STATED GOAL:
Output each line of the material exactly as it stands.

GIVEN MATERIAL:
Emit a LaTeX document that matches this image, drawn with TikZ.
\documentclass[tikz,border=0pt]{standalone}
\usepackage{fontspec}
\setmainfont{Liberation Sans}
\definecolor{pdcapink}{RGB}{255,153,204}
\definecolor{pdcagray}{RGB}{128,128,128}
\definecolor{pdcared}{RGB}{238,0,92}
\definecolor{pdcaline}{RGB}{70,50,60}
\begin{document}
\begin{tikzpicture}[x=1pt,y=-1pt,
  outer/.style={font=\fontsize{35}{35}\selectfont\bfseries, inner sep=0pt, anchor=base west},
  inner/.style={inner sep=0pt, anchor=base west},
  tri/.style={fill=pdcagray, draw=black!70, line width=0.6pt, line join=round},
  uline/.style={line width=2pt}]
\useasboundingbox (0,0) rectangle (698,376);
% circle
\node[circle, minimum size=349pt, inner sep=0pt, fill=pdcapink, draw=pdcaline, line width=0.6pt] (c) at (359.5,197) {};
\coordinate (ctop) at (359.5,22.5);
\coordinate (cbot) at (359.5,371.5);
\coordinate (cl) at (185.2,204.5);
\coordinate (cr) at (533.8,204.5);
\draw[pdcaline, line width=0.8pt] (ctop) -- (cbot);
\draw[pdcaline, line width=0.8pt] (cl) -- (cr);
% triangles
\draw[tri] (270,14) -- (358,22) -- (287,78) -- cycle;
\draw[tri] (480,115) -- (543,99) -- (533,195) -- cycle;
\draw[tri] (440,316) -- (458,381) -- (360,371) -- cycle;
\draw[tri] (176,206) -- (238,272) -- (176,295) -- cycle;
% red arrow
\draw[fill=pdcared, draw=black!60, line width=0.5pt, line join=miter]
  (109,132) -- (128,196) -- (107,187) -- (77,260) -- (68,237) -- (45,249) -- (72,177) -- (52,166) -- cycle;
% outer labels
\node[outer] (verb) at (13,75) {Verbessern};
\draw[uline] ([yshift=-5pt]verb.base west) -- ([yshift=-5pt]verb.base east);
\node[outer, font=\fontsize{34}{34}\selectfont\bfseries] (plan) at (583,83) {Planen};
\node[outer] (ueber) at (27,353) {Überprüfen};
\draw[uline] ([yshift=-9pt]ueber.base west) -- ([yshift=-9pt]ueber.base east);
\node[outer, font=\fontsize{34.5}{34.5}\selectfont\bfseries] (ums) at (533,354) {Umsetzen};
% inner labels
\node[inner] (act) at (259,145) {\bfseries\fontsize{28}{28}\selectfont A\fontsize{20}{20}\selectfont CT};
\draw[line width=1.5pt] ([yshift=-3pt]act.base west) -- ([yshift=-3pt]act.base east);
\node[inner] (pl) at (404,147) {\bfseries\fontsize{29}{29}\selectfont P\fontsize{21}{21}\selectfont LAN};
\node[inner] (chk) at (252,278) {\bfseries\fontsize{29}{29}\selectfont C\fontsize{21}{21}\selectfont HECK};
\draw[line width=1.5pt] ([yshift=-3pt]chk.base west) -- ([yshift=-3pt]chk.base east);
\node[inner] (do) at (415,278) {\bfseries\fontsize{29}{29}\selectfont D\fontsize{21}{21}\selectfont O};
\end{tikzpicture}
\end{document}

FULL ANSWER:
Emit a LaTeX document that matches this image, drawn with TikZ.
\documentclass[tikz,border=0pt]{standalone}
\usepackage{fontspec}
\setmainfont{Liberation Sans}
\definecolor{pdcapink}{RGB}{255,153,204}
\definecolor{pdcagray}{RGB}{128,128,128}
\definecolor{pdcared}{RGB}{238,0,92}
\definecolor{pdcaline}{RGB}{70,50,60}
\begin{document}
\begin{tikzpicture}[x=1pt,y=-1pt,
  outer/.style={font=\fontsize{35}{35}\selectfont\bfseries, inner sep=0pt, anchor=base west},
  inner/.style={inner sep=0pt, anchor=base west},
  tri/.style={fill=pdcagray, draw=black!70, line width=0.6pt, line join=round},
  uline/.style={line width=2pt}]
\useasboundingbox (0,0) rectangle (698,376);
% circle
\node[circle, minimum size=349pt, inner sep=0pt, fill=pdcapink, draw=pdcaline, line width=0.6pt] (c) at (359.5,197) {};
\coordinate (ctop) at (359.5,22.5);
\coordinate (cbot) at (359.5,371.5);
\coordinate (cl) at (185.2,204.5);
\coordinate (cr) at (533.8,204.5);
\draw[pdcaline, line width=0.8pt] (ctop) -- (cbot);
\draw[pdcaline, line width=0.8pt] (cl) -- (cr);
% triangles
\draw[tri] (270,14) -- (358,22) -- (287,78) -- cycle;
\draw[tri] (480,115) -- (543,99) -- (533,195) -- cycle;
\draw[tri] (440,316) -- (458,381) -- (360,371) -- cycle;
\draw[tri] (176,206) -- (238,272) -- (176,295) -- cycle;
% red arrow
\draw[fill=pdcared, draw=black!60, line width=0.5pt, line join=miter]
  (109,132) -- (128,196) -- (107,187) -- (77,260) -- (68,237) -- (45,249) -- (72,177) -- (52,166) -- cycle;
% outer labels
\node[outer] (verb) at (13,75) {Verbessern};
\draw[uline] ([yshift=-5pt]verb.base west) -- ([yshift=-5pt]verb.base east);
\node[outer, font=\fontsize{34}{34}\selectfont\bfseries] (plan) at (583,83) {Planen};
\node[outer] (ueber) at (27,353) {Überprüfen};
\draw[uline] ([yshift=-9pt]ueber.base west) -- ([yshift=-9pt]ueber.base east);
\node[outer, font=\fontsize{34.5}{34.5}\selectfont\bfseries] (ums) at (533,354) {Umsetzen};
% inner labels
\node[inner] (act) at (259,145) {\bfseries\fontsize{28}{28}\selectfont A\fontsize{20}{20}\selectfont CT};
\draw[line width=1.5pt] ([yshift=-3pt]act.base west) -- ([yshift=-3pt]act.base east);
\node[inner] (pl) at (404,147) {\bfseries\fontsize{29}{29}\selectfont P\fontsize{21}{21}\selectfont LAN};
\node[inner] (chk) at (252,278) {\bfseries\fontsize{29}{29}\selectfont C\fontsize{21}{21}\selectfont HECK};
\draw[line width=1.5pt] ([yshift=-3pt]chk.base west) -- ([yshift=-3pt]chk.base east);
\node[inner] (do) at (415,278) {\bfseries\fontsize{29}{29}\selectfont D\fontsize{21}{21}\selectfont O};
\end{tikzpicture}
\end{document}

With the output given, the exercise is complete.